SJW: Someone who has run out of real oppression, and has to fake it.
The US is not dirty in any sense of the way I understand 'dirty'
I live in a Manila high rise condo (Philippines), nice part of town, but I travel almost daily across the city. My usual journey leaves me thinking that most of those pictures look about as clean as the queens bathroom in comparison.
This country has some world class areas, stunning in fact, yet you take a peek over the fence line and you'll see shanties 5 stories high filling up absolutely every bit of space left vacant for more than a few minutes. (Outside of Manila is a different story, not clean, but not disgustingly dirty either, provincial cities are generally far better than Manila)

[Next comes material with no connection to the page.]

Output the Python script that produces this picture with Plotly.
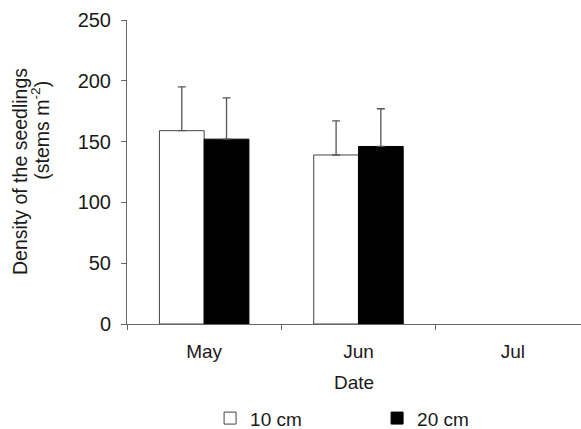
import plotly.graph_objects as go

# Seedling density by sampling month and burial depth
months = ["May", "Jun", "Jul"]
depth_10cm = [159, 139, None]
depth_20cm = [152, 146, None]
err_10cm = [36, 28, None]
err_20cm = [34, 31, None]
y_ticks = [0, 50, 100, 150, 200, 250]
y_title_lines = ["Density of the seedlings", "(stems m<sup>-2</sup>)"]

FONT = "Liberation Sans, Arial, sans-serif"
INK = "#1a1a1a"
LINE = "#666666"

fig = go.Figure()
fig.add_trace(go.Bar(
    x=months, y=depth_10cm, name="10 cm",
    marker=dict(color="white", line=dict(color="#444444", width=1)),
    error_y=dict(type="data", array=err_10cm, symmetric=False, arrayminus=[0, 0, 0],
                 color="#555555", thickness=1.3, width=4),
))
fig.add_trace(go.Bar(
    x=months, y=depth_20cm, name="20 cm",
    marker=dict(color="black", line=dict(color="black", width=1)),
    error_y=dict(type="data", array=err_20cm, symmetric=False, arrayminus=[0, 0, 0],
                 color="#555555", thickness=1.3, width=4),
))

# Two-line y-axis title, drawn as rotated text with tight line spacing
plot_w = 581 - 127
for line_text, px, py in zip(y_title_lines, [20, 40], [0.5, 0.636]):
    fig.add_annotation(
        text=line_text, textangle=-90, showarrow=False,
        xref="paper", yref="paper", x=(px - 127) / plot_w, y=py,
        xanchor="center", yanchor="middle",
        font=dict(family=FONT, size=19.5, color=INK),
    )

fig.update_layout(
    width=581, height=429,
    margin=dict(l=127, r=0, t=20, b=105, autoexpand=False),
    paper_bgcolor="white", plot_bgcolor="white",
    font=dict(family=FONT, size=18, color=INK),
    barmode="group", bargap=0.42, bargroupgap=0,
    showlegend=True,
    legend=dict(orientation="h", x=0.183, xanchor="left", y=-0.31, yanchor="middle",
                font=dict(size=19), entrywidth=122, itemwidth=30,
                bgcolor="rgba(0,0,0,0)"),
    xaxis=dict(
        range=[-0.5, 2.442], showline=True, linecolor=LINE, linewidth=1,
        ticks="outside", tickson="boundaries", ticklen=5, tickcolor=LINE,
        showgrid=False, zeroline=False, ticklabelstandoff=10,
        title=dict(text="Date", standoff=14, font=dict(size=19)), tickfont=dict(size=19),
    ),
    yaxis=dict(
        range=[0, 250], tickvals=y_ticks, showline=True, linecolor=LINE, linewidth=1,
        ticks="outside", ticklen=5, tickcolor=LINE, showgrid=False, zeroline=False,
        ticklabelstandoff=6, tickfont=dict(size=20),
    ),
)

fig.write_html("out.html")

The Philippines, definitely not as bad as parts of China, but really, the US is far from dirty. It shouldn't even be in the list.
Stick in Indonesia, Thailand, Vietnam, and a few others in the region and you'll have yourself a list of dirty, in every possible way :-)
I'm bookmarking that article and whipping it out everytime some blowhard complains about treehuggers. Hey, guess what, the treehuggers are the reason why there's only one US city on that list.
"If you impose a carbon tax , however, forcing companies that emit a lot of CO2 to pay for it, then that will make electricity generation from coal more expensive, and thus hopefully cause electric utility companies to build nuclear power plants, wind turbines, and solar panels, instead."
Please explain why you think the companies won't simply pass the cost on like they always do?
That is inevitably the problem with taxing producers, they simply raise their cost and the consumers get screwed. Do you really want to rely on your hope, and the possibility that eventually people will get pissed enough to force the energy producers into building more power plants/wind turbines/solar panels?
Taxing them isn't the answer, at least not for changing behavior.
And what do people complain about in these shit places? The environment? No! They complain about lack of money, about laws and other worthless shit.
Back few months ago, Bombay,India wanted to mandate *some* regulations that would require those shitty rickshaws to stop using kerosine mix crap for fuel. Never passed because of lobbying from the rickshaw drivers. I guess they don't give a shit if they die at 30 from lung cancer, but they do care if they have to pay *anything* to make their own environment cleaner.
This situation is the the everywhere. Kind of makes you think how shortsighted we think.